Und wer tot ist, soll auch das Recht haben, im Internet einen Schlußstrich zu ziehen, finden die Gründerinnen von My Webwill. Doch lässt sich mit ihrer Geschäftsidee wirklich Geld verdienen? Schließlich gibt es mit Diensten wie Legacy Locker in den USA oder Finalpopup in der Schweiz bereits Konkurrenten. Wer im Internet aktiv ist, ist zudem meist jüngeren Alters, da denkt man nur selten ans Sterben. Lisa Granberg ist dennoch zuversichtlich:

"Wir haben verschiedene Angebote. Es gibt Gratiskonten und solche, die etwas kosten. Ich denke, zuerst werden wir sehr viele Kunden bekommen, die das kostenlose Konto wählen, weil sie sehen wollen, wie das funktioniert. Das Alter der Interessenten reicht von 15 bis 75 Jahre. Das ist breit gefächert."

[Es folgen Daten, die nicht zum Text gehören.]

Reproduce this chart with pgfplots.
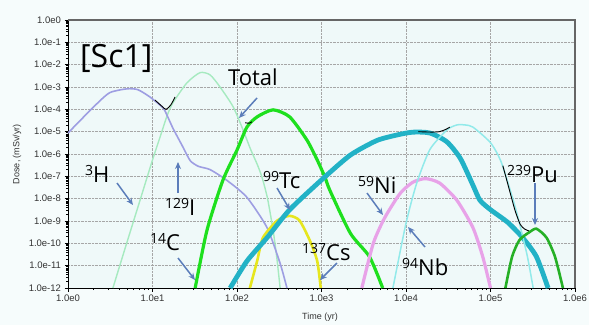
\documentclass[border=0pt]{standalone}
\usepackage{fontspec}
\setmainfont{Liberation Sans}
\newfontfamily\annfont{Open Sans}
\usepackage{pgfplots}
\pgfplotsset{compat=1.18}
\usetikzlibrary{arrows.meta}
\definecolor{bgout}{HTML}{F6FCFC}
\definecolor{bgplot}{HTML}{EFF9F9}
\definecolor{cPurple}{HTML}{9E9EE2}
\definecolor{cLgreen}{HTML}{A6EAC0}
\definecolor{cGreen}{HTML}{1EE01E}
\definecolor{cYellow}{HTML}{E6E61E}
\definecolor{cCyan}{HTML}{22B2C6}
\definecolor{cPink}{HTML}{E8A2E8}
\definecolor{cLcyan}{HTML}{92EAEA}
\definecolor{cPu}{HTML}{26B026}
\definecolor{arrowc}{HTML}{5B7DBA}
\newcommand{\iso}[2]{\raisebox{6.5pt}{\fontsize{14}{14}\selectfont #1}#2}
\gdef\yminorlist{}
\foreach \e in {-12,...,-1}{\foreach \m in {2,...,9}{\xdef\yminorlist{\yminorlist\m e\e,}}}
\gdef\xminorlist{}
\foreach \e in {0,...,5}{\foreach \m in {2,...,9}{\xdef\xminorlist{\xminorlist\m e\e,}}}
\begin{document}
\begin{tikzpicture}[x=1pt,y=1pt]
\fill[bgout] (-68,-37) rectangle (521,288);
\begin{axis}[
  at={(0,0)}, anchor=south west,
  scale only axis, width=507pt, height=268pt,
  xmode=log, ymode=log,
  xmin=1, xmax=1e6, ymin=1e-12, ymax=1,
  axis background/.style={fill=bgplot},
  axis lines=left, axis line style={-, black, line width=0.8pt},
  xtick={1,10,100,1000,10000,100000,1000000},
  xticklabels={1.0e0,1.0e1,1.0e2,1.0e3,1.0e4,1.0e5,1.0e6},
  ytick={1e-12,1e-11,1e-10,1e-9,1e-8,1e-7,1e-6,1e-5,1e-4,1e-3,1e-2,1e-1,1},
  yticklabels={1.0e-12,1.0e-11,1.0e-10,1.0e-9,1.0e-8,1.0e-7,1.0e-6,1.0e-5,1.0e-4,1.0e-3,1.0e-2,1.0e-1,1.0e0},
  minor xtick/.expanded={\xminorlist 2e6},
  minor ytick/.expanded={\yminorlist 2},
  tick align=outside,
  major tick length=3.5pt, minor tick length=2pt,
  every tick/.style={black, line width=0.6pt},
  grid=major, major grid style={densely dotted, gray!70, line width=0.6pt},
  ticklabel style={font=\fontsize{9.5}{10}\selectfont, text=black!80},
  /pgf/number format/assume math mode=true,
  clip=true,
]
% light green (3H)
\addplot[cLgreen, line width=1.4pt, smooth, tension=0.4] coordinates {
 (3.4,1e-12) (5,1.15e-10) (7,6.9e-9) (10,5.4e-7) (12.3,5.8e-6) (15,5.6e-5) (17.5,2.0e-4)
 (25.6,1.55e-3) (36.5,4.4e-3) (48,3.5e-3) (63,1.0e-3) (90,1.3e-4) (118,1.2e-5)
 (145,1.6e-6) (175,3.2e-7) (200,7.9e-8) (230,1e-8) (267,4e-10) (295,2.5e-11) (324,1e-12)};
% purple (129I)
\addplot[cPurple, line width=1.6pt, smooth, tension=0.4] coordinates {
 (1,8.7e-6) (2,1.26e-4) (3.1,5.5e-4) (5,8.3e-4) (6.7,7.6e-4) (9.3,3.6e-4) (13.3,1.17e-4)
 (15,5e-5) (17.5,1.4e-5) (23,2.0e-6) (28,5.0e-7) (35,2.8e-7) (48,2.0e-7) (76,6.6e-8)
 (131,1.15e-8) (227,5.0e-10) (324,1.26e-11) (390,1e-12)};
% bright green (14C)
\addplot[cGreen, line width=3.2pt, smooth, tension=0.4] coordinates {
 (32,1e-12) (44,3.7e-10) (68,6.6e-8) (100,1.5e-6) (131,1.6e-5) (173,4.6e-5) (267,9.5e-5)
 (420,4.6e-5) (670,4.3e-6) (890,5.4e-7) (1100,9.1e-8) (1260,2.3e-8) (2200,2.8e-10)
 (3700,2.5e-11) (5300,1e-12)};
% yellow (137Cs)
\addplot[cYellow, line width=2.6pt, smooth, tension=0.4] coordinates {
 (142,1e-12) (173,1.6e-11) (203,1.8e-10) (300,1.05e-9) (420,1.7e-9) (550,1.05e-9)
 (730,1.3e-10) (890,1.6e-11) (980,1e-12)};
% thick cyan (99Tc)
\addplot[cCyan, line width=4.8pt, smooth, tension=0.4] coordinates {
 (83,1e-12) (131,1.6e-11) (227,1.8e-10) (420,3.2e-9) (1040,7.9e-8) (2200,9e-7)
 (4500,4e-6) (7800,7.1e-6) (12000,9.5e-6) (19200,8.7e-6) (30500,3.5e-6) (44000,6.3e-7)
 (62000,4e-8) (75000,8.5e-9) (100000,3.2e-9) (160000,8.7e-10) (240000,1.8e-10)
 (350000,2.5e-11) (480000,1e-12)};
% pink (59Ni)
\addplot[cPink, line width=3.2pt, smooth, tension=0.4] coordinates {
 (3000,1e-12) (4100,1e-10) (5600,1.4e-9) (8500,1.7e-8) (12000,5.4e-8) (17000,7.9e-8)
 (25000,5e-8) (40000,8.5e-9) (62000,5e-10) (81000,2.5e-11) (100000,1e-12)};
% light cyan (94Nb)
\addplot[cLcyan, line width=1.5pt, smooth, tension=0.4] coordinates {
 (7000,1e-12) (10000,7.9e-10) (13400,5e-8) (19200,1.6e-6) (30500,1.2e-5) (40000,2e-5)
 (50000,2e-5) (62000,1.6e-5) (100000,3.2e-6) (135000,4e-7) (200000,3.2e-9)
 (270000,3.2e-11) (320000,1e-12)};
% 239Pu
\addplot[cPu, line width=2.6pt, smooth, tension=0.4] coordinates {
 (150000,1e-12) (180000,2.5e-11) (220000,1.4e-10) (290000,3.2e-10) (350000,4.5e-10)
 (460000,1.8e-10) (580000,2.5e-11) (720000,1e-12)};
% total (visible parts)
\addplot[black, line width=0.9pt, smooth, tension=0.5] coordinates {
 (10.7,2.6e-4) (13,1.35e-4) (14.5,1.0e-4) (16.5,1.6e-4) (18.5,3.6e-4)};
\addplot[black, line width=0.9pt, smooth] coordinates {
 (125,2.5e-5) (140,2.4e-5) (150,2.8e-5)};
\addplot[black, line width=0.9pt, smooth] coordinates {
 (14000,1.0e-5) (20000,9.6e-6) (25000,1.0e-5) (30000,1.3e-5) (33000,1.6e-5)};
\addplot[black, line width=0.9pt, smooth, tension=0.4] coordinates {
 (140000,3e-7) (165000,3e-8) (195000,3e-9) (225000,7e-10) (255000,4.3e-10) (285000,3.6e-10)};
\end{axis}
% frame top/right
\draw[gray!80!black, line width=1.3pt] (0,268) -- (507,268) -- (507,0);
% axis titles
\node[rotate=90, font=\fontsize{9}{10}\selectfont, text=black!80] at (-51,134) {Dose, (mSv/yr)};
\node[font=\fontsize{9}{10}\selectfont, text=black!80] at (252,-29) {Time (yr)};
% annotations
\begin{scope}[every node/.style={anchor=base west, inner sep=0pt, font=\annfont\fontsize{22}{22}\selectfont, text=black}]
\node[font=\annfont\fontsize{32}{32}\selectfont] at (12,221) {[Sc1]};
\node at (160,203) {Total};
\node at (17,106) {\iso{3}{H}};
\node at (97,73) {\iso{129}{I}};
\node at (82,38) {\iso{14}{C}};
\node at (195,100) {\iso{99}{Tc}};
\node at (234,28) {\iso{137}{Cs}};
\node at (290,95) {\iso{59}{Ni}};
\node at (334,13) {\iso{94}{Nb}};
\node at (439,106) {\iso{239}{Pu}};
\end{scope}
\begin{scope}[arrowc, line width=1.5pt, -{Stealth[length=7pt,width=6pt]}]
\draw (189,190) -- (171,170);
\draw (49,105) -- (65,83);
\draw (110,95) -- (110,126);
\draw (110,30) -- (127,8);
\draw (209,100) -- (222,78);
\draw (269,25) -- (252,8);
\draw (299,95) -- (315,73);
\draw (357,41) -- (340,61);
\draw (467,105) -- (467,63);
\end{scope}
\pgfresetboundingbox
\path (-68,-37) rectangle (521,288);
\end{tikzpicture}
\end{document}
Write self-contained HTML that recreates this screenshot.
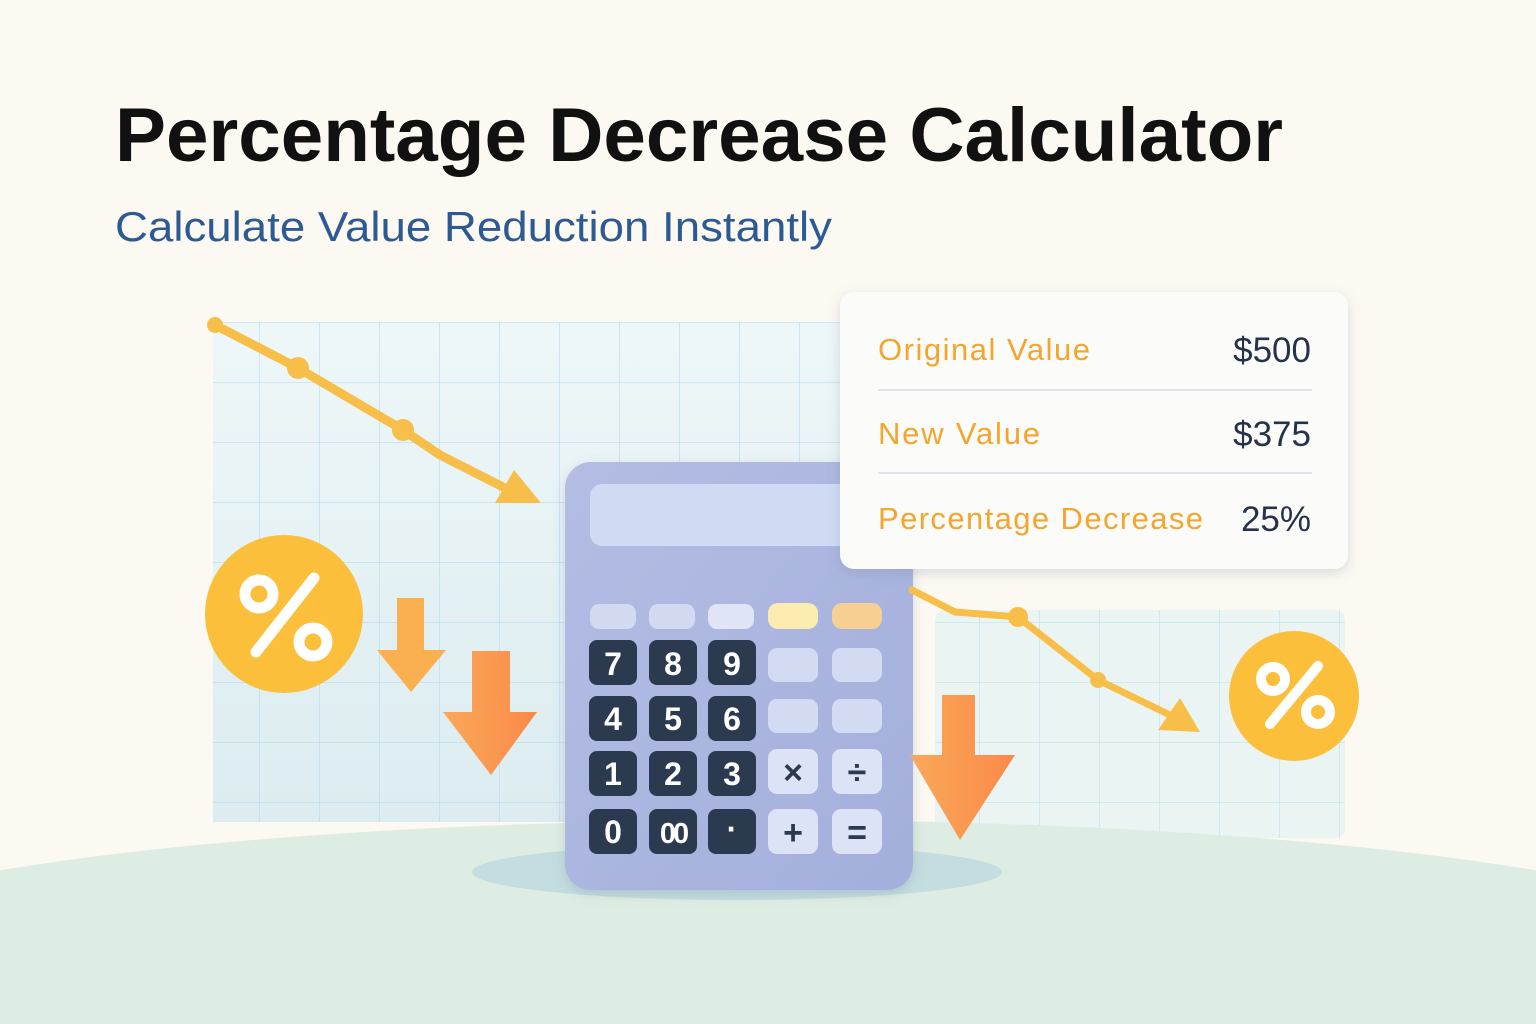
<!DOCTYPE html>
<html><head><meta charset="utf-8"><style>
html,body{margin:0;padding:0;background:#fcf9f2;width:1536px;height:1024px;overflow:hidden}
svg{display:block}
</style></head><body>
<svg width="1536" height="1024" viewBox="0 0 1536 1024" xmlns="http://www.w3.org/2000/svg">
<defs>
<pattern id="grid" x="200" y="322" width="60" height="60" patternUnits="userSpaceOnUse">
<rect width="60" height="60" fill="none"/>
<path d="M60 0V60M0 0H60" stroke="#b9dcef" stroke-width="1.3" fill="none"/>
</pattern>
<linearGradient id="pan" x1="0" y1="0" x2="0" y2="1"><stop offset="0" stop-color="#eef7f8"/><stop offset="1" stop-color="#dcecf0"/></linearGradient>
<linearGradient id="calc" x1="0" y1="0" x2="1" y2="1"><stop offset="0" stop-color="#b4bde3"/><stop offset="1" stop-color="#a3afdc"/></linearGradient>
<linearGradient id="org" x1="0" y1="0" x2="1" y2="0"><stop offset="0" stop-color="#fba85a"/><stop offset="1" stop-color="#f98a48"/></linearGradient>
<filter id="sh" x="-10%" y="-10%" width="120%" height="130%"><feDropShadow dx="0" dy="4" stdDeviation="6" flood-color="#6a7a90" flood-opacity="0.25"/></filter>
</defs>
<rect width="1536" height="1024" fill="#fcf9f2"/>
<!-- panels -->
<rect x="213" y="322" width="630" height="500" fill="url(#pan)"/>
<rect x="213" y="322" width="630" height="500" fill="url(#grid)"/>
<rect x="935" y="610" width="410" height="228" rx="10" fill="#eaf4f3"/>
<rect x="935" y="610" width="410" height="228" fill="url(#grid)" opacity="0.8"/>
<!-- ground -->
<ellipse cx="768" cy="960" rx="1000" ry="140" fill="#deede3"/>
<rect x="0" y="950" width="1536" height="74" fill="#deede3"/>
<ellipse cx="737" cy="872" rx="265" ry="28" fill="#c3dde0"/>
<!-- top line -->
<polyline points="215,325 298,368 403,430 440,455 505,488" fill="none" stroke="#f7bf4a" stroke-width="9" stroke-linecap="round" stroke-linejoin="round"/>
<circle cx="215" cy="325" r="8" fill="#f7bf4a"/>
<circle cx="298" cy="368" r="11" fill="#f7bf4a"/>
<circle cx="403" cy="430" r="11" fill="#f7bf4a"/>
<polygon points="495,503 541,503 514,470" fill="#f7bf4a"/>
<!-- percent left -->
<circle cx="284" cy="614" r="79" fill="#fbbf3c"/>
<g stroke="#fff" stroke-width="11" fill="none" stroke-linecap="round">
<circle cx="259" cy="594" r="14"/><circle cx="313" cy="642" r="14"/><line x1="314" y1="578" x2="256" y2="652"/></g>
<!-- arrows left -->
<polygon points="397,598 424,598 424,650 446,650 411,692 377,650 397,650" fill="#fbb050"/>
<polygon points="472,651 510,651 510,712 537,712 491,775 443,712 472,712" fill="url(#org)"/>
<!-- calculator -->
<rect x="565" y="462" width="348" height="428" rx="26" fill="url(#calc)" filter="url(#sh)"/>
<rect x="590" y="484" width="300" height="62" rx="12" fill="#d0dbf3"/>
<g>
<rect x="590" y="604" width="46" height="25" rx="9" fill="#d1daf0"/>
<rect x="649" y="604" width="46" height="25" rx="9" fill="#d1daf0"/>
<rect x="708" y="604" width="46" height="25" rx="9" fill="#dfe5f6"/>
<rect x="768" y="603" width="50" height="26" rx="10" fill="#fdecb0"/>
<rect x="832" y="603" width="50" height="26" rx="10" fill="#f8cf93"/>
</g>
<g fill="#2c3a50">
<rect x="589" y="640" width="48" height="45" rx="8"/><rect x="649" y="640" width="48" height="45" rx="8"/><rect x="708" y="640" width="48" height="45" rx="8"/>
<rect x="589" y="696" width="48" height="45" rx="8"/><rect x="649" y="696" width="48" height="45" rx="8"/><rect x="708" y="696" width="48" height="45" rx="8"/>
<rect x="589" y="751" width="48" height="45" rx="8"/><rect x="649" y="751" width="48" height="45" rx="8"/><rect x="708" y="751" width="48" height="45" rx="8"/>
<rect x="589" y="809" width="48" height="45" rx="8"/><rect x="649" y="809" width="48" height="45" rx="8"/><rect x="708" y="809" width="48" height="45" rx="8"/>
</g>
<g fill="#d3dbf3">
<rect x="768" y="648" width="50" height="34" rx="9"/><rect x="832" y="648" width="50" height="34" rx="9"/>
<rect x="768" y="699" width="50" height="34" rx="9"/><rect x="832" y="699" width="50" height="34" rx="9"/>
<rect x="768" y="749" width="50" height="45" rx="9" fill="#dde3f6"/><rect x="832" y="749" width="50" height="45" rx="9" fill="#dde3f6"/>
<rect x="768" y="809" width="50" height="45" rx="9" fill="#dde3f6"/><rect x="832" y="809" width="50" height="45" rx="9" fill="#dde3f6"/>
</g>
<g font-family="Liberation Sans, sans-serif" font-weight="bold" font-size="32" fill="#fff" text-anchor="middle">
<text x="613" y="675">7</text><text x="673" y="675">8</text><text x="732" y="675">9</text>
<text x="613" y="730">4</text><text x="673" y="730">5</text><text x="732" y="730">6</text>
<text x="613" y="785">1</text><text x="673" y="785">2</text><text x="732" y="785">3</text>
<text x="613" y="843">0</text><text x="673" y="843" font-size="29" letter-spacing="-3">00</text><text x="732" y="840">·</text>
</g>
<g font-family="Liberation Sans, sans-serif" font-weight="bold" font-size="34" fill="#2c3a50" text-anchor="middle">
<text x="793" y="784">×</text><text x="857" y="784">÷</text><text x="793" y="844">+</text><text x="857" y="844">=</text>
</g>
<!-- right line -->
<polyline points="912,590 955,612 1018,617 1098,680 1170,715" fill="none" stroke="#f7bf4a" stroke-width="7" stroke-linecap="round" stroke-linejoin="round"/>
<circle cx="1018" cy="617" r="10" fill="#f7bf4a"/>
<circle cx="1098" cy="680" r="8" fill="#f7bf4a"/>
<polygon points="1158,730 1200,732 1180,698" fill="#f7bf4a"/>
<polygon points="942,695 975,695 975,755 1015,755 960,840 910,755 942,755" fill="url(#org)"/>
<circle cx="1294" cy="696" r="65" fill="#fbbf3c"/>
<g stroke="#fff" stroke-width="10" fill="none" stroke-linecap="round">
<circle cx="1273" cy="679" r="12"/><circle cx="1318" cy="712" r="12"/><line x1="1318" y1="666" x2="1270" y2="724"/></g>
<!-- card -->
<rect x="840" y="292" width="508" height="277" rx="14" fill="#fbfbf9" filter="url(#sh)"/>
<line x1="878" y1="390" x2="1312" y2="390" stroke="#d8dde6" stroke-width="1.5"/>
<line x1="878" y1="473" x2="1312" y2="473" stroke="#d8dde6" stroke-width="1.5"/>
<g font-family="Liberation Sans, sans-serif" font-size="31" fill="#f5a42c">
<text x="878" y="360" textLength="212">Original Value</text>
<text x="878" y="444" textLength="162">New Value</text>
<text x="878" y="529" textLength="325">Percentage Decrease</text>
</g>
<g font-family="Liberation Sans, sans-serif" font-size="35" fill="#26324a" text-anchor="end">
<text x="1311" y="362">$500</text><text x="1311" y="446">$375</text><text x="1311" y="531">25%</text>
</g>
<!-- titles -->
<text x="115" y="161" font-family="Liberation Sans, sans-serif" font-weight="bold" font-size="76" fill="#111" textLength="1168" lengthAdjust="spacingAndGlyphs">Percentage Decrease Calculator</text>
<text x="115" y="241" font-family="Liberation Sans, sans-serif" font-size="42" fill="#2d5a92" textLength="717" lengthAdjust="spacingAndGlyphs">Calculate Value Reduction Instantly</text>
</svg>
</body></html>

20 Euro pro Jahr kostet es, sein digitales Testament zu machen. Darin kann man verfügen, dass nach dem Tod eine persönliche, selbst geschriebene E-Mail an alle Freunde im virtuellen Adressbuch rausgeschickt wird oder das E-Mailkonto gelöscht wird. Auch eine lieb gewonnene Figur in virtuellen Spielen wie World-of-warkraft zu übertragen ist möglich. Eine Blutelfe, Stufe 70, kann dann in Zukunft problemlos auf die Tochter vererbt werden. Sunniva Geertinger hält das für einen Schritt in die richtige Richtung.

"Je mehr Zeit vergeht, desto mehr beginnen die Menschen darüber nachzudenken, was sie im Netz präsentieren. Ich hab mein Passwort an meine Freunde verteilt. Falls mir etwas passiert, dann will ich nicht, dass etwas von mir im Netz übrig bleibt. Denn ich weiß, wie schwer es ist, das zu löschen."